In Eckhart Tolle’s viewpoint, I responded by letting Joseph’s pain body trigger my own. I got into a terrible funk. No matter how enlightened I tried to be about it, no matter how I wanted to shift, I seemed to be stuck in my own bad mood.

Lately I’ve acquired the lovely habit of asking for, and receiving, help from beings unseen. During this funk I forgot all about that. I was in it alone.

Or so I thought. I may have forgotten my angels, but my angels apparently hadn’t forgotten me. Since I wasn’t asking for their help, they seem to have decided to work through someone with skin on.
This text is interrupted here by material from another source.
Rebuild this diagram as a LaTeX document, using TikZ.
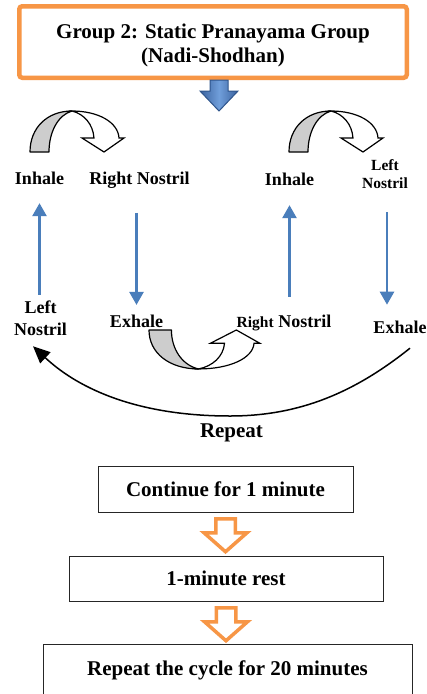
\documentclass[tikz,border=0pt]{standalone}
\usepackage{fontspec}
\setmainfont{Liberation Serif}
\usetikzlibrary{arrows.meta}
\definecolor{orangeacc}{RGB}{247,150,70}
\definecolor{flowblue}{RGB}{74,126,187}
\definecolor{bluedk}{RGB}{58,98,158}
\definecolor{bluelt}{RGB}{112,158,218}
\definecolor{blueedge}{RGB}{47,85,140}
\definecolor{ribbongray}{RGB}{205,205,205}
\tikzset{
  lbl/.style={font=\bfseries\fontsize{18}{22}\selectfont, inner sep=0, outer sep=0, align=center},
  lblsm/.style={font=\bfseries\fontsize{15.5}{18}\selectfont, inner sep=0, outer sep=0, align=center},
  boxtxt/.style={font=\bfseries\fontsize{21}{24}\selectfont, inner sep=0, outer sep=0, align=center},
  stepbox/.style={draw=black!85, line width=1, fill=white, inner sep=0, outer sep=0,
                  font=\bfseries\fontsize{21}{24}\selectfont},
  titlebox/.style={draw=orangeacc, line width=4.5, rounded corners=3, fill=white,
                   minimum width=387.5, minimum height=71.5, inner sep=0, outer sep=0},
  bluearr/.style={draw=flowblue, line width=2.5, -{Triangle[length=13pt,width=14pt]}},
  repeatarr/.style={draw=black, line width=1.5, -{Triangle[length=17pt,width=15pt]}},
  ribbon/.style={draw=black, line width=1.2, line join=round},
  uturn/.pic={
    \filldraw[ribbon, fill=ribbongray] (0,0) .. controls (0,-24) and (17,-41) .. (42,-41)
        .. controls (28,-37) and (19,-20) .. (19,0) -- cycle;
    \filldraw[ribbon, fill=white, line join=miter] (42,-41) .. controls (68,-41) and (88,-30) .. (89,-14)
        -- (94,-14) -- (74,0) -- (52,-14) -- (64,-14)
        .. controls (63,-28) and (54,-38) .. (42,-41) -- cycle;
  },
  hollowdown/.pic={
    \filldraw[draw=orangeacc, line width=3.5, fill=white, line join=miter]
      (-9.75,0) -- (9.75,0) -- (9.75,14) -- (21.5,14) -- (0,33) -- (-21.5,14) -- (-9.75,14) -- cycle;
  },
  bluedown/.pic={
    \path[draw=blueedge, line width=1, left color=bluedk, right color=bluedk, middle color=bluelt]
      (-9,0) -- (9,0) -- (9,11) -- (19,11) -- (0,31) -- (-19,11) -- (-9,11) -- cycle;
  }
}
\begin{document}
\begin{tikzpicture}[x=1pt,y=-1pt]
\useasboundingbox[fill=white] (0,0) rectangle (427,694);

% title
\node[titlebox] (title) at (213,42) {};
\node[boxtxt] (titletext) at (213,45.7) {Group 2: Static Pranayama Group\\(Nadi-Shodhan)};
\pic at ([shift={(6,2.25)}]title.south) {bluedown};

% labels
\node[lbl, anchor=base] (inh1) at (39.5,184) {Inhale};
\node[lbl, anchor=base] (rn1) at (139.5,184) {Right Nostril};
\node[lbl, anchor=base] (inh2) at (289.5,185) {Inhale};
\node[lblsm] (ln2) at (385,174.6) {Left\\Nostril};
\node[lbl] (ln1) at (40.5,317.8) {Left\\Nostril};
\node[lbl, anchor=base] (ex1) at (136.5,327) {Exhale};
\node[lbl, anchor=base] (rn2) at (284,327) {{\fontsize{15.5}{18}\selectfont Right} Nostril};
\node[lbl, anchor=base east] (ex2) at (426.5,333) {Exhale};
\node[boxtxt, anchor=base] (rp) at (231.5,437) {Repeat};

% ribbon arrows
\pic at (30,152) {uturn};
\pic at (289,152) {uturn};
\pic[xscale=1.18, yscale=-0.95] at (149,330) {uturn};

% blue arrows
\draw[bluearr, shorten <=5.6, shorten >=19] (inh1.south |- ln1.north) -- (inh1.south);
\draw[bluearr, shorten <=25, shorten >=9.6] (ex1.north |- rn1.south) -- (ex1.north);
\draw[bluearr, shorten <=17.8, shorten >=20] (inh2.south |- rn2.north) -- (inh2.south);
\draw[bluearr, shorten <=23, shorten >=15.8] ([shift={(2,0)}]ln2.south) -- ([shift={(2,0)}]ln2.south |- ex2.north);

% repeat arrow
\coordinate (rpS) at ([shift={(10,15)}]ex2.south);
\coordinate (rpE) at ([shift={(-7.5,11)}]ln1.south);
\coordinate (rpB) at (230,416);
\draw[repeatarr] (rpS) .. controls +(-55,44) and +(70,0) .. (rpB)
   .. controls +(-90,0) and +(47,44) .. (rpE);

% steps
\node[stepbox, minimum width=255, minimum height=46] (b1) at (225.5,489) {Continue for 1 minute};
\node[stepbox, minimum width=314, minimum height=45] (b2) at (226,578.5) {1-minute rest};
\node[stepbox, minimum width=369, minimum height=52] (b3) at (227.5,670) {Repeat the cycle for 20 minutes};
\pic at ([shift={(0,6.75)}]b1.south) {hollowdown};
\pic at ([shift={(0,6.75)}]b2.south) {hollowdown};
\end{tikzpicture}
\end{document}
Joseph’s school is a mixture of income levels, races, and blue and white collar workers. I hadn’t found any other spiritually-inclined people until a couple of months ago, when I connected with the mother of a 6th grader, a chiropractor who knew all my favorite books and grokked me completely. We haven’t gotten to know each other too well yet, but this morning she ran over  to tell me about a children’s book she’d been listening to on her way to school.

It’s about a mouse, she said, who was reading a fairy tale that ended with happily ever after. But in the mouse’s life, it wasn’t going to end happily ever after.

What to do, in that case? the story asked. The answer: Live bravely.

Live bravely.

With that, Kaya gave me a hug and ran back to her car.

Thanks, beings unseen.

I know that none of us are guaranteed a happily ever after in earthly life, but with autism the odds are a lot lower than average. What to do, in this case?

Live bravely. And I would add to that, love bravely. Love even if autism seems to block our children from loving us back. Step into the tough times with courage, because they’re what’s been given. And because courage feels a lot better than anger and upset and big funks.

Of course I had to google the book Kaya was talking about. It was Kate DiCamillo, The Tale of Despereaux.  Here’s another quote from that book:

Everything, as you well know . . . cannot always be sweetness and light.

The Masters have given us renditions of this sentiment many times. You should never expect a smooth, problem-free life, says Swami Satchidananda. A smooth life is not a victorious one, says Yogananda. The Bible says, Not only so, but we also rejoice in our sufferings, because we know that suffering produces perseverance; perseverance, character; and character, hope.

Happily ever after is some far-off, ambiguous thing. All we have is right here and right now. I am focusing on living bravely in this moment, no matter if war, death, destruction, or a kid in a really foul temper dance around me. And I know — that is, know — that  you and I are constantly being encouraged by beings both seen and unseen.

Ever think about that word encourage? In-courage.

Let’s do it, shall we? Let’s live bravely. Encouraged and courageous, asking for and receiving help, never expecting life to be trouble-free. Willingly stepping into the fray when we know we can do some good there.

Living bravely may not be living happily ever after, but it must at least point the way there.